Regarding the ATR-FTIR results, the whole serum classifiers seemed to be more effective at predicting the
IDH1-mutated serum samples from the test sets, as the sensitivities were much higher than the specificities in each case. It is not clear why this may be, as there were an equal number of samples in each class, and therefore there should be no bias present in the models. That being said, the results did not appear to be reliable, and given the poor balanced accuracies (~50%), it could be assumed that the correct predictions were ultimately made by chance. Likewise, the low AUC values from the ROC curves (
Figure 10) suggest they had no diagnostic ability. The LMW fraction of the serum is believed to contain disease-specific information, making the spectroscopic signature of this fraction useful for diagnostics [
68]. Thus, after the poor classification performance for the whole serum data, it was thought that discrete molecular differences could potentially be emphasised through the use of centrifugal filtration. The balanced accuracies were enhanced to between 60 and 70% for all tested filtrate models. The centrifugal filtration step produced a significant improvement in the model’s performance, by delivering more balanced sensitivities and specificities. Similar to the tissue-based results, these findings are based on a relatively small cohort with only 36 patients in each class, thus misdiagnosed patients have a profound effect on the sensitivity or specificity values. Additional analysis with a larger patient cohort would be beneficial in identifying the true potential of the technique for this particular clinical application.
5. Limitations
Despite the promising results reported in this preliminary study, it is important to highlight some of the limitations. Since we have utilised the UK’s synchrotron facility here, the current methodology is not directly translatable to the hospital setting. Synchrotron instruments are admirable for high spatial resolution; thus, it was chosen in this project to attain the greatest level of biological and diagnostic detail from the glioma samples. Synchrotron measurements can be subject to lengthy analysis times, but standard bench-top FTIR spectrometers can acquire similar data quality with more efficient analysis. The ability to discriminate the IDH1 mutation in glioma TMA sections with 80% accuracy would likely be clinically acceptable, although future studies should also consider probing fresh tissue biopsies rather than FFPE tissue microarrays, which would be better suited to the determination of a patient’s IDH1 status mid-surgery.

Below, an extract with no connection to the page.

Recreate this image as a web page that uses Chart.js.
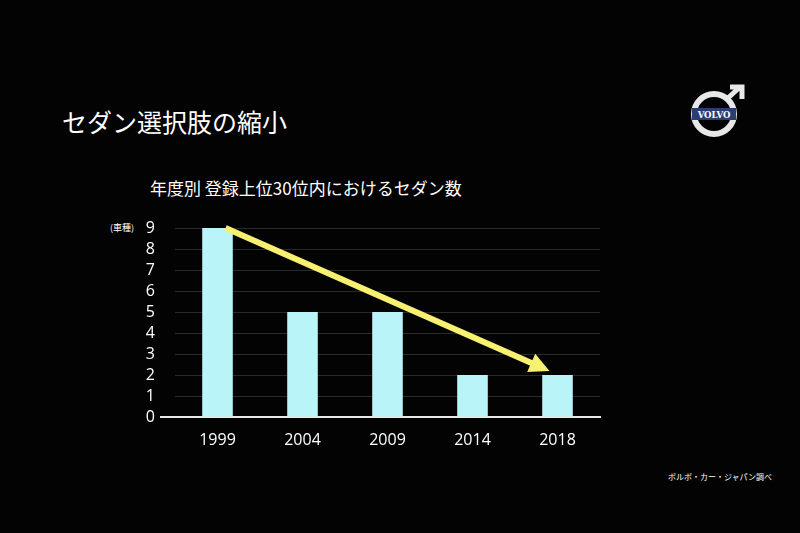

The whole serum results reported an accuracy of ~50%, which would not be deemed acceptable in the clinic. Blood serum comprises thousands of different proteins, ranging from the more abundant HMW serum albumin (50 g/L) to the LMW proteins like troponin (1 ng/L) [
69]. Due to the wealth of various biomolecules that exist in a normal serum sample, it was expected to be a significant challenge to identify the subtle alterations in blood composition that may have been associated with the
IDH1 mutation. The filtration step did improve the classification performance, increasing the accuracy up to almost 70%. Although, it has been suggested elsewhere that the large absorbance band observed in the filtered serum spectrum (
Figure 9, ~1030 cm
−1) is due to glycerine interference, introduced into the sample from the centrifugal filters [
70]. This could potentially be obscuring crucial information that may help improve the test performance. Future research could implement a washing step prior to centrifugation. There are also many filter sizes to choose from, hence filtration with a different cut-off point may also further improve classification performance. Many cytokines and chemokines exist at molecular weights greater than 3kDa, which may be indicative of disease.
As already stated, both the tissue and serum analysis could benefit through the addition of more patients, preferably from prospective trials, which would likely reduce the standard error within the classification models. It is vital that more efficient methods are developed for this application before clinical translation can be realised.